Bref, vendredi, à partir de 19h30, les téléspectateurs du monde entier ne devraient pas assister à un spectacle façon «Puy du fou», du nom de ces sons et lumières médiévaux qui font un tabac en Vendée. Ce que Julien Abbas, un jeune membre du parti de droite Les Républicains, regrette amèrement. Sur X, il écrivait, le 17 juillet:

«Dans une France gouvernée avec fierté et dignité, la mise en scène de la cérémonie d'ouverture des Jeux Olympiques aurait été confiée à Nicolas de Villiers et aux équipes du @PuyduFou qui a encore reçu en 2024 le prix du Meilleur spectacle au monde!»

Nicolas de Villiers est le fils de l’ancien ministre et très conservateur Philippe de Villiers, le fondateur du «Puy du Fou».

Un défilé mémorable de 1989 source d'inspiration

Dans le spectacle d’ouverture des Jeux, il n’y aura pas d’«esprit de sérieux», pas ou «pas seulement ces fameuses valeurs philosophiques traditionnelles que la France exhibe volontiers avec parfois trop d’assurance», indique, au Monde toujours, l’écrivaine Prix Goncourt Leïla Slimani, qui a participé à l'écriture du scénario de la cérémonie avec Patrick Boucheron.

Ce dernier dit avoir voulu s’inspirer de la cérémonie imaginée par Jean-Paul Goude pour le bicentenaire de la révolution française, en 1989.

«Le défilé (réd: sur les Champs-Elysées, de nuit) déjouait les stéréotypes nationaux et ne craignait pas de prôner le "métissage planétaire" avec un optimisme que nous avons aujourd’hui perdu. Ce désenchantement a été en lui-même pour moi une source d’inspiration.»
Patrick Boucheron, dans Le Monde

Jean-Paul Goude, génial réalisateur de pubs et de clips, avait conçu un défilé qui se voulait une ode à la tolérance. Drapée dans une étoffe de déesse aux couleurs de la France, la cantatrice afro-américaine Jessye Norman avait interprété une Marseillaise mémorable au pied de l’obélisque de la Place de la Concorde. L’époque était à la fois plus optimiste et plus idéaliste sur la question du vivre-ensemble.

La Marseillaise chantée en 1989 lors du bicentenaire de la Révolution

«Peut-être quelque chose de contre-productif»

Patrick Boucheron se tromperait-il d’époque?

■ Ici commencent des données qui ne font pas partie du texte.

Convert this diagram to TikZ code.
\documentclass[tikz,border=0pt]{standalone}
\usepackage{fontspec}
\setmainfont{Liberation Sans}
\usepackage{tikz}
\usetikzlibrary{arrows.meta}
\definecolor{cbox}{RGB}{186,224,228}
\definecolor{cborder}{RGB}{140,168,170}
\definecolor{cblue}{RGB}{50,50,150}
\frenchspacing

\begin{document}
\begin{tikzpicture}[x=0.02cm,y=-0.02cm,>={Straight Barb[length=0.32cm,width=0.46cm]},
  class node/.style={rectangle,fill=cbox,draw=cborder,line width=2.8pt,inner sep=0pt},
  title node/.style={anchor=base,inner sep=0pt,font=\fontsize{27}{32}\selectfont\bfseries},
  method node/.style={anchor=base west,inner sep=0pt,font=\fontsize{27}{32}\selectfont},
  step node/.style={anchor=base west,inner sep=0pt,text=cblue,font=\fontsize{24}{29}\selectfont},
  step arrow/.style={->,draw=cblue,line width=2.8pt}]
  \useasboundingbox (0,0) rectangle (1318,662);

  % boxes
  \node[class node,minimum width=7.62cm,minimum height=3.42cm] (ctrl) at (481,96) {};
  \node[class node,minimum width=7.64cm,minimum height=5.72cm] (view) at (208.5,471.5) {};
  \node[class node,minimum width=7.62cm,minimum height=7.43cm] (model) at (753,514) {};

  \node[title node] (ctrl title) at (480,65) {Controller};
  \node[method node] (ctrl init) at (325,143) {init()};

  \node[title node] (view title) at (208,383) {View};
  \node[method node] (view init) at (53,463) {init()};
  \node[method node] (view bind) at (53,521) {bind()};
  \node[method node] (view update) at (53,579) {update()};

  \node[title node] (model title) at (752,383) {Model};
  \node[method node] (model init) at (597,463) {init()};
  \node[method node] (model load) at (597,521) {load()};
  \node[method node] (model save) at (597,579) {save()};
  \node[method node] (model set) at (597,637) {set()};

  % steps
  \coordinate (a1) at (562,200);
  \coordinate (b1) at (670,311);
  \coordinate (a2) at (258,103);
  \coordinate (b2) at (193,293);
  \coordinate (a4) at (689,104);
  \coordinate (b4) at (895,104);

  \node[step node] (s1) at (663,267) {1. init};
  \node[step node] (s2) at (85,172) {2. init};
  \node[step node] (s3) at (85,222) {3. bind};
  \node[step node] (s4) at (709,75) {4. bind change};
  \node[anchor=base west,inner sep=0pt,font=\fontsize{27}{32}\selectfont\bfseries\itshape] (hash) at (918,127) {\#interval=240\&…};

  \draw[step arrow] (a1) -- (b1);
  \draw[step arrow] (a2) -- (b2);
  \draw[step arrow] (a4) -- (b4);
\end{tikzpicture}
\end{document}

Professeur d’histoire à l'Institut des sciences du sport de l'Université de Lausanne, Grégory Quin, joint par watson, voit dans l’approche défendue par les concepteurs de la cérémonie d’ouverture «un point de vue possiblement à contre-courant, alors que la demande de nation et de frontières croît élection après élection en France».

«Il y a peut-être même quelque chose de contre-productif dans cette démarche, qui peut ne pas entraîner l’adhésion du plus grand nombre, contrairement au défilé du bicentenaire de la Révolution française en 1989, qui avait emballé. C’est tout le paradoxe du moment: il ne faudrait pas que la cérémonie de vendredi soit perçue comme celle d’une élite aveuglée par ses propres certitudes.»
Grégory Quin, professeur à l'Université de Lausanne

«On n’échappera pas au nationalisme»

«De toute manière et comme pour toute cérémonie d’ouverture des JO, on n’échappera pas, à Paris, à une forme de nationalisme», estime Grégory Quin. Et de citer «le nationalisme des plus beaux monuments, du savoir-faire français, de la plus belle cérémonie jamais vue, etc.»

C’est en effet le long des plus beaux monuments de Paris – du monde, diront les chauvins – que la parade voguera, du pont d’Austerlitz à la tour Eiffel. Un spectacle en douze tableaux, qui s’annonce comme un «émerveillement». Et si le Rassemblement national avait gagné les élections législatives?

«On était très avancés et le spectacle serait devenu tout autre chose: une sorte de cérémonie de résistance»
Le metteur en scène Thomas Jolly au Monde.

«Ce n’est pas arrivé», souffle Patrick Boucheron.